Wander Watch – Fashion Technology Final Project

Wander Watch is a compass that lights up in the direction of your destination. You can use an app to enter where you’re going, and then put the phone away. This is part of a series of products I’m creating that help undo our overconnected lives.

This project was created for a course titled Expressive Interfaces: Introduction to Fashion Technology, and taught at ITP at NYU.

A slide deck can be found here.

Role: Ideation, concept development, physical design, fabrication, and coding.

Tools: Bluetooth LE, Cordova Phone Gap app, Don Coleman’s Bluetooth library, Javascript, Google Maps API, Tinkercad, 3D printers, Flora microcontroller, Flora Bluetooth LE module, Neopixel ring, webbing, velcro, thread and needle for strap.


How It Works

The user opens the app, selects a destination, and sends it to the watch using Bluetooth LE. The watch lights up in the direction of the destination.
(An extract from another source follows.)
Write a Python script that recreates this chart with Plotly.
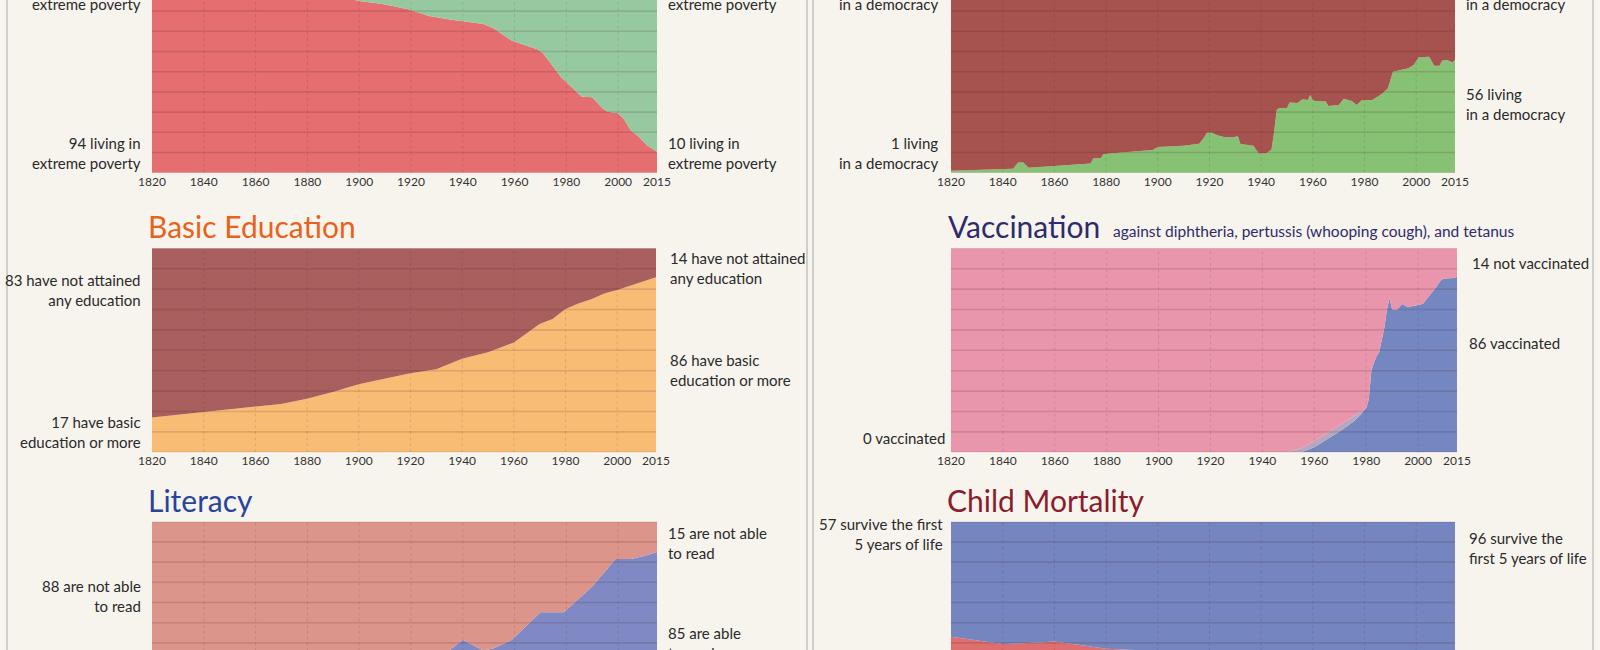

The watch itself is 3D printed and encloses a stack of components.



Creative Process

Stage 1 – Concept development

  • Brainstormed what a wearable navigation piece might look like.
  • Illustrated the look and feel of the watch.

Artboard 1-100

Stage 2 – Research


Stage 3 – Code

  • Step by step, I assembled together my working code:
    • Confirm bluetooth connectivity using Flora microcontroller & Bluetooth module with Bluefruit app to confirm connectivity
    • Send commands to turn on and off specific Neopixel ring LEDs
    • Download and set up Don Coleman’s Cordova Phonegap app example
    • Use app to send commands to Neopixels
    • Insert Google Maps API Heading code into Bluetooth app.
    • Replace one map pin with phone’s actual location.

Stage 4 – Fabrication

  • Meanwhile, I developed and printed the physical design of the watch.
    • Research 3D printed watch designs online.
    • Create my own unique design in Tinkercad, including a tailored closing mechanism and opening for the strap.
    • Print test examples on the Ultimaker 3D printers at ITP.
    • Print a final prototype at NYU’s LaGuardia print shop on the Mojo printer.
    • Assemble strap by sewing velcro for an adjustable fit.





Next Steps

I hope in the future to add the GPS and magnetometer on the watch itself. In addition, I’d like to add three buttons on the side, so that a user can pre-program a few locations at home and leave their phone behind!